La période des pollens dure désormais quasiment toute l’année. Bonjour gorge irritée, nez qui coule, yeux qui piquent… Comme si cela ne suffisait pas, les individus qui souffrent du rhume des foins développent souvent des allergies alimentaires. L’allergie croisée est une réaction immunitaire déclenchée par la présence d’un allergène, de structure semblable ou très proche d’une substance à laquelle l’organisme est déjà sensibilisé, même si elles n’ont a priori rien en commun.
Cela peut provenir d’une simple pomme. Les personnes allergiques aux pollens des arbres comme le bouleau, l’aulne ou le noisetier, présentent fréquemment un syndrome d’allergie orale après avoir consommé des fruits de la famille des rosacées (pomme, poire, pêche, cerise, abricot, etc.) et certains oléagineux comme l’amande ou la noisette.
Le système immunitaire ne fait pas la distinction entre les protéines du bouleau et celles de la pomme. Des réactions croisées peuvent également survenir avec le pollen de graminées, mais elles sont moins fréquentes.
Interactions imprévisibles
«L’allergie respiratoire apparaît généralement entre l’âge de 10 et 25 ans. Elle précède toujours celle due aux aliments, qui se manifeste des années plus tard, alors les problèmes respiratoires ont tendance à diminuer», explique François Spertini, médecin-chef au Service d’immunologie et d’allergie du CHUV (Centre hospitalier universitaire vaudois). Décalées dans le temps, ces réactions croisées sont imprévisibles et évoluent au cours de l’existence. Le phénomène est fréquent. Environ la moitié des personnes qui souffrent du rhume des foins deviennent allergiques à un ou plusieurs fruits ou légumes.
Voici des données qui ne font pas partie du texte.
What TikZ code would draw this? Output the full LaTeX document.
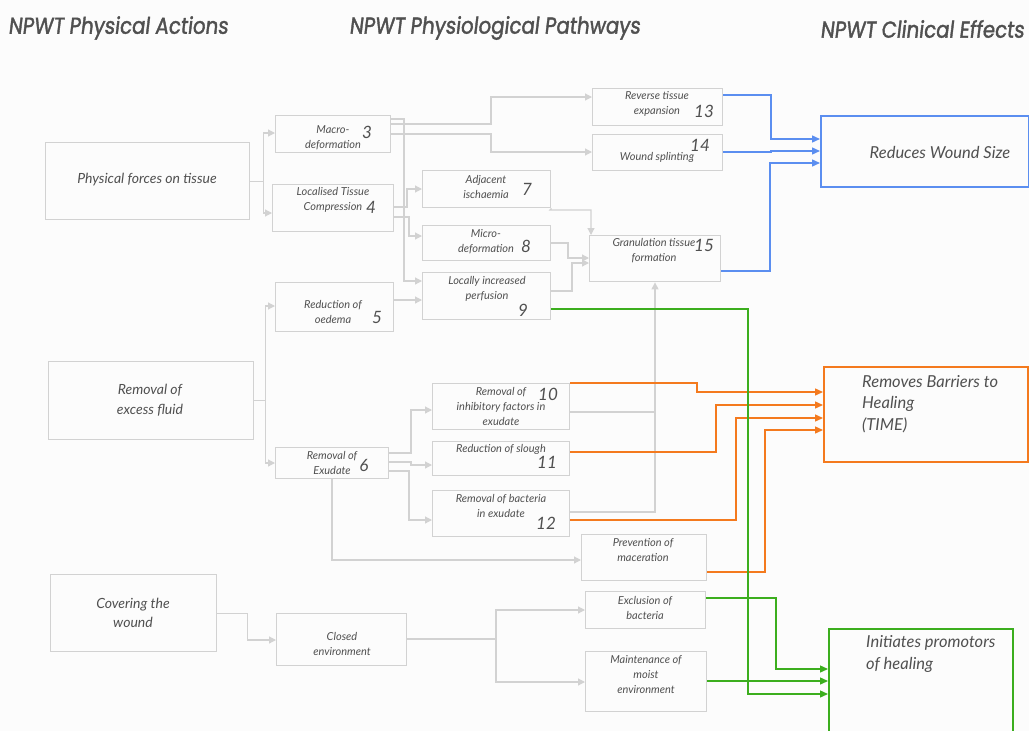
\documentclass[tikz,border=0pt]{standalone}
\usepackage{fontspec}
\usetikzlibrary{arrows.meta}
\newfontfamily\hdrfont{Poppins}[FakeStretch=0.86, FakeBold=1.6, FakeSlant=0.12]
\newfontfamily\bodyfont{Lato}
\definecolor{bg}{HTML}{FCFCFC}
\definecolor{txt}{HTML}{505050}
\definecolor{lgray}{HTML}{D2D2D2}
\definecolor{bblue}{HTML}{5B8EF0}
\definecolor{borange}{HTML}{F47A1E}
\definecolor{bgreen}{HTML}{3CAE1E}
\tikzset{
  box/.style={draw=lgray, line width=1.4pt, rectangle, inner sep=0pt, anchor=north west},
  bigbox/.style={rectangle, line width=2pt, inner sep=0pt, anchor=north west},
  t/.style={font=\bodyfont\itshape\fontsize{11}{15}\selectfont, text=txt, align=center, inner sep=0pt},
  tl/.style={font=\bodyfont\itshape\fontsize{14}{19.5}\selectfont, text=txt, align=center, inner sep=0pt},
  tr/.style={font=\bodyfont\itshape\fontsize{16.5}{21.5}\selectfont, text=txt, align=left, inner sep=0pt, anchor=west},
  num/.style={font=\bodyfont\itshape\fontsize{17}{17}\selectfont, text=txt, inner sep=0pt},
  hdr/.style={font=\hdrfont\fontsize{23}{26}\selectfont, text=txt, inner sep=0pt, anchor=west},
  gl/.style={draw=lgray, line width=1.2pt},
  ga/.style={gl, -{Triangle[length=7pt,width=7pt]}},
  ba/.style={draw=bblue, line width=1.4pt, -{Triangle[length=8pt,width=7pt]}},
  oa/.style={draw=borange, line width=1.4pt, -{Triangle[length=8pt,width=7pt]}},
  gra/.style={draw=bgreen, line width=1.4pt, -{Triangle[length=8pt,width=7pt]}}
}
\begin{document}
\begin{tikzpicture}[x=1pt,y=-1pt]
\fill[bg] (0,0) rectangle (1029,731);
\useasboundingbox (0,0) rectangle (1029,731);
\clip (0,0) rectangle (1029,731);

% headers
\node[hdr] (h1) at (8,28) {NPWT Physical Actions};
\node[hdr] (h2) at (349,28) {NPWT Physiological Pathways};
\node[hdr] (h3) at (820,29) {NPWT Clinical Effects};

% boxes
\node[box, minimum width=204pt, minimum height=77pt] (phys) at (45,142) {};
\node[box, minimum width=205pt, minimum height=78pt] (fluid) at (48,361) {};
\node[box, minimum width=166pt, minimum height=77pt] (cover) at (50,574) {};
\node[box, minimum width=115pt, minimum height=37pt] (m3) at (275,115) {};
\node[box, minimum width=121pt, minimum height=47pt] (c4) at (272,184) {};
\node[box, minimum width=118pt, minimum height=49pt] (o5) at (275,282) {};
\node[box, minimum width=113pt, minimum height=31pt] (e6) at (275,447) {};
\node[box, minimum width=128pt, minimum height=37pt] (a7) at (422,170) {};
\node[box, minimum width=128pt, minimum height=35pt] (d8) at (422,225) {};
\node[box, minimum width=128pt, minimum height=47pt] (p9) at (422,272) {};
\node[box, minimum width=137pt, minimum height=46pt] (r10) at (432,383) {};
\node[box, minimum width=137pt, minimum height=34pt] (s11) at (432,441) {};
\node[box, minimum width=137pt, minimum height=46pt] (b12) at (432,490) {};
\node[box, minimum width=125pt, minimum height=46pt] (mac) at (581,534) {};
\node[box, minimum width=120pt, minimum height=37pt] (exc) at (585,591) {};
\node[box, minimum width=121pt, minimum height=60pt] (moi) at (585,651) {};
\node[box, minimum width=130pt, minimum height=52pt] (env) at (276,613) {};
\node[box, minimum width=130pt, minimum height=37pt] (r13) at (592,88) {};
\node[box, minimum width=130pt, minimum height=36pt] (w14) at (592,134) {};
\node[box, minimum width=131pt, minimum height=46pt] (g15) at (589,235) {};
\node[bigbox, draw=bblue, minimum width=208pt, minimum height=71pt] (RWS) at (820,115) {};
\node[bigbox, draw=borange, minimum width=204pt, minimum height=95pt] (RB) at (823,366) {};
\node[bigbox, draw=bgreen, minimum width=184pt, minimum height=120pt] (IP) at (828,628) {};

% texts
\node[tl] (tphys) at (147,180) {Physical forces on tissue};
\node[tl] (tfluid) at (150,400) {Removal of\\excess fluid};
\node[tl] (tcover) at (133,613) {Covering the\\wound};
\node[t] (t3) at (333,138) {Macro-\\deformation};
\node[num] (n3) at (367,132) {3};
\node[t] (t4) at (333,200) {Localised Tissue\\Compression};
\node[num] (n4) at (371,207) {4};
\node[t] (t5) at (333,312) {Reduction of\\oedema};
\node[num] (n5) at (377,317) {5};
\node[t] (t6) at (332,463) {Removal of\\Exudate};
\node[num] (n6) at (364,465) {6};
\node[t] (t7) at (486,187) {Adjacent\\ischaemia};
\node[num] (n7) at (527,189) {7};
\node[t] (t8) at (486,242) {Micro-\\deformation};
\node[num] (n8) at (526,246) {8};
\node[t] (t9) at (487,289) {Locally increased\\perfusion};
\node[num] (n9) at (523,310) {9};
\node[t] (t10) at (501,406) {Removal of\\inhibitory factors in\\exudate};
\node[num] (n10) at (548,394) {10};
\node[t] (t11) at (501,449) {Reduction of slough};
\node[num] (n11) at (547,462) {11};
\node[t] (t12) at (501,506) {Removal of bacteria\\in exudate};
\node[num] (n12) at (546,523) {12};
\node[t] (tmac) at (643,550) {Prevention of\\maceration};
\node[t] (texc) at (645,608) {Exclusion of\\bacteria};
\node[t] (tmoi) at (646,675) {Maintenance of\\moist\\environment};
\node[t] (tenv) at (342,644) {Closed\\environment};
\node[t] (t13) at (657,104) {Reverse tissue\\expansion};
\node[num] (n13) at (704,111) {13};
\node[t] (t14) at (657,157) {Wound splinting};
\node[num] (n14) at (700,145) {14};
\node[t] (t15) at (654,251) {Granulation tissue\\formation};
\node[num] (n15) at (704,245) {15};
\node[tr, anchor=center] (tRWS) at (940,152) {Reduces Wound Size};
\node[tr] (tRB) at (862,404) {Removes Barriers to\\Healing\\(TIME)};
\node[tr] (tIP) at (866,654) {Initiates promotors\\of healing};

% gray connectors
\draw[ga] (phys.east) -- ++(13,0) |- (m3.west |- 0,133);
\draw[ga] (phys.east) -- ++(13,0) |- (c4.west |- 0,213);
\draw[ga] (fluid.east) -- ++(11,0) |- (o5.west |- 0,306);
\draw[ga] (fluid.east) -- ++(11,0) |- (e6.west |- 0,463);
\draw[ga] (cover.east) -- ++(30,0) |- (env.west |- 0,640);
\draw[ga] (m3.east |- 0,124) -- (491,124) -- (491,97) -- (r13.west |- 0,97);
\draw[ga] (m3.east |- 0,134) -- (491,134) -- (491,152) -- (w14.west |- 0,152);
\draw[ga] (m3.east |- 0,119) -- (404,119) -- (404,281) -- (p9.west |- 0,281);
\draw[ga] (c4.east |- 0,207) -- (407,207) -- (407,189) -- (a7.west |- 0,189);
\draw[ga] (c4.east |- 0,217) -- (409,217) -- (409,236) -- (d8.west |- 0,236);
\draw[ga] (o5.east |- 0,300) -- (p9.west |- 0,300);
\draw[ga] (a7.south east) -- (550,210) -- (591,210) -- (g15.north -| 591,0);
\draw[ga] (d8.east |- 0,243) -- (568,243) -- (568,258) -- (g15.west |- 0,258);
\draw[ga] (p9.east |- 0,291) -- (572,291) -- (572,263) -- (g15.west |- 0,263);
\draw[gl] (r10.east |- 0,412) -- (655,412);
\draw[ga] (b12.east |- 0,512) -- (655,512) -- (g15.south -| 655,0);
\draw[ga] (e6.east |- 0,453) -- (411,453) -- (411,410) -- (r10.west |- 0,410);
\draw[ga] (e6.east |- 0,462) -- (411,462) -- (411,465) -- (s11.west |- 0,465);
\draw[ga] (e6.east |- 0,471) -- (409,471) -- (409,520) -- (b12.west |- 0,520);
\draw[ga] (e6.south -| 332,0) -- (332,560) -- (mac.west |- 0,560);
\draw[ga] (env.east |- 0,639) -- (496,639) -- (496,610) -- (exc.west |- 0,610);
\draw[ga] (env.east |- 0,639) -- (496,639) -- (496,682) -- (moi.west |- 0,682);

% blue
\draw[ba] (r13.east |- 0,95) -- (771,95) -- (771,139) -- (RWS.west |- 0,139);
\draw[ba] (w14.east |- 0,152) -- (771,152) -- (771,151) -- (RWS.west |- 0,151);
\draw[ba] (g15.east |- 0,271) -- (770,271) -- (770,163) -- (RWS.west |- 0,163);
% orange
\draw[oa] (r10.east |- 0,383) -- (697,383) -- (697,392) -- (RB.west |- 0,392);
\draw[oa] (s11.east |- 0,452) -- (716,452) -- (716,405) -- (RB.west |- 0,405);
\draw[oa] (b12.east |- 0,520) -- (736,520) -- (736,418) -- (RB.west |- 0,418);
\draw[oa] (mac.east |- 0,572) -- (765,572) -- (765,430) -- (RB.west |- 0,430);
% green
\draw[gra] (p9.east |- 0,309) -- (748,309) -- (748,694) -- (IP.west |- 0,694);
\draw[gra] (exc.east |- 0,598) -- (776,598) -- (776,669) -- (IP.west |- 0,669);
\draw[gra] (moi.east |- 0,681) -- (IP.west |- 0,681);
\end{tikzpicture}
\end{document}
On retrouve tout l’éventail des réactions allergiques: picotements dans la bouche, gonflement de la langue et du larynx, difficultés respiratoires, éruptions cutanées. Les symptômes restent la plupart du temps limités à la sphère ORL (oto-rhino-laryngologie). «Les patients ont tendance à rapidement consulter, car la sensation est surprenante et désagréable», fait remarquer François Spertini. Dans de rares cas, une réaction excessive du système immunitaire peut mettre la vie en danger. Les individus à risque doivent se munir d’antihistaminiques et d’une seringue d’adrénaline afin de réagir rapidement en cas de choc allergique (anaphylactique). En quelques minutes, la réaction du système immunitaire peut avoir des conséquences fatales: défaillance des organes, détresse respiratoire et arrêt circulatoire.
Cuire ou bannir
Le traitement repose en général sur l’éviction de l’aliment en question. En cas d’atteintes légères, il n’est pas obligatoire de le bannir, mais il est préférable d’éviter sa consommation dans les endroits isolés et avant ou lors d’efforts physiques. Autre possibilité: cuire les fruits, ce qui conduit à la dénaturation de l’allergène.
La désensibilisation pollinique n’a pratiquement pas d’effet sur l’alimentation: celle-ci a pour but d’aider les patients sur le plan respiratoire, mais pas de leur permettre de manger ce qu’ils veulent, explique François Spertini.
Pour les allergiques sévères, l’alimentation a tendance à devenir une source de stress. Ces patients ont parfois «l’impression d’avancer sur un champ de mines», relève le spécialiste, et s’empêchent d’aller au restaurant. «C’est très limitatif d’un point de vue social.» Pour atténuer cette anxiété et continuer à éprouver du plaisir en mangeant, un dialogue doit s’établir sur la durée avec l’allergologue afin d’identifier ce que l’on peut encore avaler. Et éviter que la diète ne devienne trop restrictive.